Leave it with them. Don’t give your power away.

At some point, there is just no use in converting them to liking you or treating you with fairness and humanity. Basically, give up on them.

But never give up on yourself.

Do the math

Fixing repetitive criticism is a game of math.

For every time you heard a harsh word, you’re going to need to give yourself five or seven true, believable compliments.

The ratio is 5 to 1 in cases of low authority, and 7 to 1 in cases of high authority.

Remember, authority means that you value the person who is speaking to you, it's someone you care about, or it's someone who has power over you (a teacher, a priest, or a boss, for example).

Doing the math means having a whole armory of positive statements ready to read, see, hear, and feel.

Which one of these works best for you?

  1. You make my life better.
  2. I love the way you look. Just knowing you exist cheers me up.
  3. Truly, you are a shining star.
  4. I trust you.
  5. You are a divine spark.
  6. When I see you, my heart lights up.
  7. Thank you for being you, I love you just the way you are.

We're going to need a lot of these to counter all the negativity in the world, so keep downloading every affirmation you come across!

Fill your timeline with only positive posts like the accounts SelfLoveRainbow and Tiny Buddha.

Figure out your love language: touch, time, talk, gifts, or service. Do one act, speaking your own love language, for yourself each day.

Lastly - beware of bypassing

Feel your feelings.

It’s ok to feel mad that someone is hurting you.
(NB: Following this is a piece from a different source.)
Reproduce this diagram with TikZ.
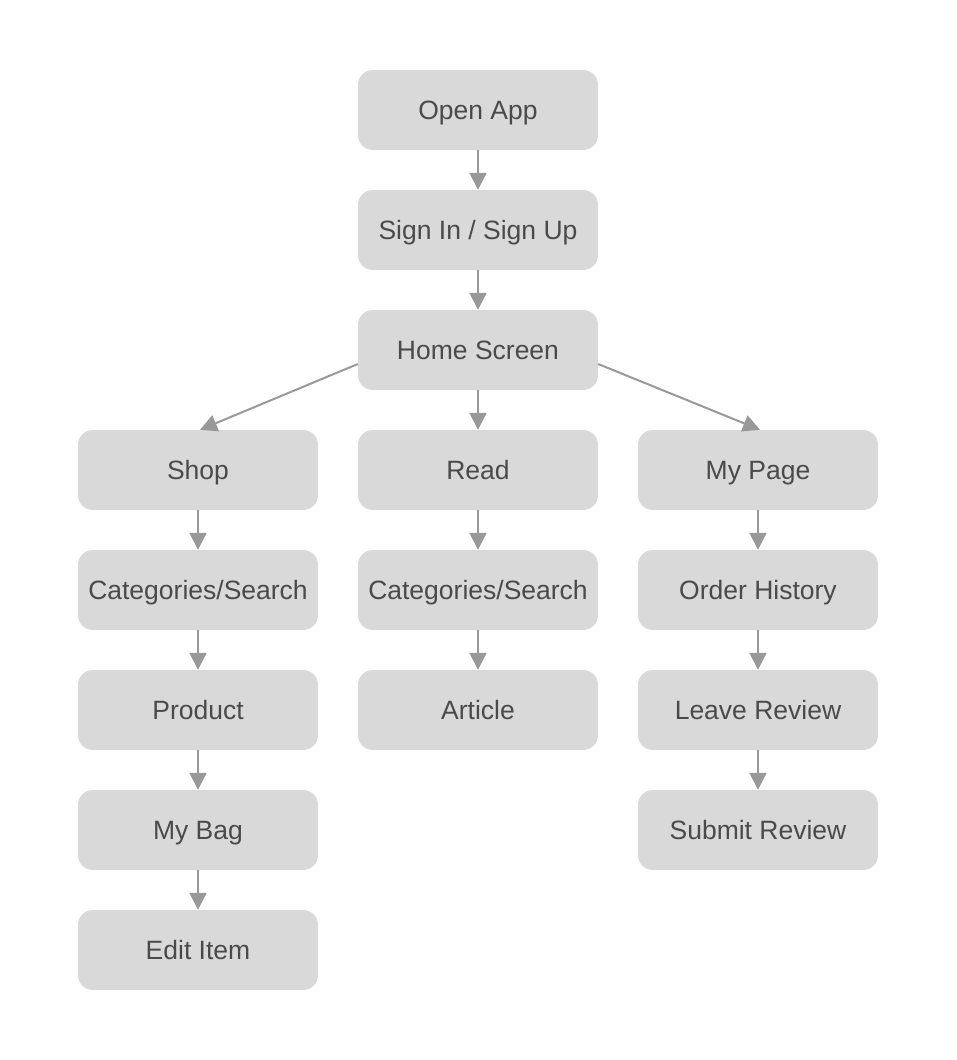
\documentclass[tikz,border=0pt]{standalone}
\usepackage{fontspec}
\setmainfont{Liberation Sans}
\usetikzlibrary{arrows.meta,calc}
\definecolor{boxgray}{HTML}{D9D9D9}
\definecolor{textgray}{HTML}{4A4A4A}
\definecolor{arrowgray}{HTML}{999999}
\tikzset{
  flowbox/.style={rectangle, rounded corners=15pt, fill=boxgray, draw=none,
    minimum width=240pt, minimum height=80pt, inner sep=0pt, text=textgray,
    text height=19pt, text depth=0pt,
    font=\fontsize{26.5}{30}\selectfont},
  flowarrow/.style={draw=arrowgray, line width=2pt,
    -{Triangle[length=17pt,width=17pt]}}
}
\begin{document}
\begin{tikzpicture}
\fill[white] (0pt,0pt) rectangle (956pt,-1060pt);
\useasboundingbox (0pt,0pt) rectangle (956pt,-1060pt);
% middle column
\node[flowbox] (open) at (478pt,-110pt) {Open App};
\node[flowbox] (sign) at (478pt,-230pt) {Sign In / Sign Up};
\node[flowbox] (home) at (478pt,-350pt) {Home Screen};
\node[flowbox] (read) at (478pt,-470pt) {Read};
\node[flowbox] (rcat) at (478pt,-590pt) {Categories/Search};
\node[flowbox] (article) at (478pt,-710pt) {Article};
% left column
\node[flowbox] (shop) at (198pt,-470pt) {Shop};
\node[flowbox] (scat) at (198pt,-590pt) {Categories/Search};
\node[flowbox] (product) at (198pt,-710pt) {Product};
\node[flowbox] (bag) at (198pt,-830pt) {My Bag};
\node[flowbox] (edit) at (198pt,-950pt) {Edit Item};
% right column
\node[flowbox] (mypage) at (758pt,-470pt) {My Page};
\node[flowbox] (order) at (758pt,-590pt) {Order History};
\node[flowbox] (leave) at (758pt,-710pt) {Leave Review};
\node[flowbox] (submit) at (758pt,-830pt) {Submit Review};
% connectors
\draw[flowarrow] (open.south) -- (sign.north);
\draw[flowarrow] (sign.south) -- (home.north);
\draw[flowarrow] (home.south) -- (read.north);
\draw[flowarrow] (read.south) -- (rcat.north);
\draw[flowarrow] (rcat.south) -- (article.north);
\draw[flowarrow] ([yshift=-14pt]home.west) -- ([xshift=2pt]shop.north);
\draw[flowarrow] ([yshift=-14pt]home.east) -- ([xshift=2pt]mypage.north);
\draw[flowarrow] (shop.south) -- (scat.north);
\draw[flowarrow] (scat.south) -- (product.north);
\draw[flowarrow] (product.south) -- (bag.north);
\draw[flowarrow] (bag.south) -- (edit.north);
\draw[flowarrow] (mypage.south) -- (order.north);
\draw[flowarrow] (order.south) -- (leave.north);
\draw[flowarrow] (leave.south) -- (submit.north);
\end{tikzpicture}
\end{document}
It’s perfectly reasonable to feel sad that someone is putting you down, calling you names, and criticizing you.

It's ok to feel upset. Harsh criticism is not right and it’s not fair.

Then, once you’ve felt your feelings as much as you can, resolve to get up and do your best.

Some people will never appreciate us.

They are not our people.

I am here to tell you that you are loved, you are guided, you are special, you have gifts, you are talented, you are gifted, you have purpose, you are important, and you are guided.

Now, in order to defuse that bomb, YOU need to tell yourself those things.

Because when you've heard criticism more than once, and it stings, it will keep stinging you if YOU replay it over and over in your mind.

DON'T bypass the bad feelings, but DO catch yourself when you are remembering criticism and playing it on repeat.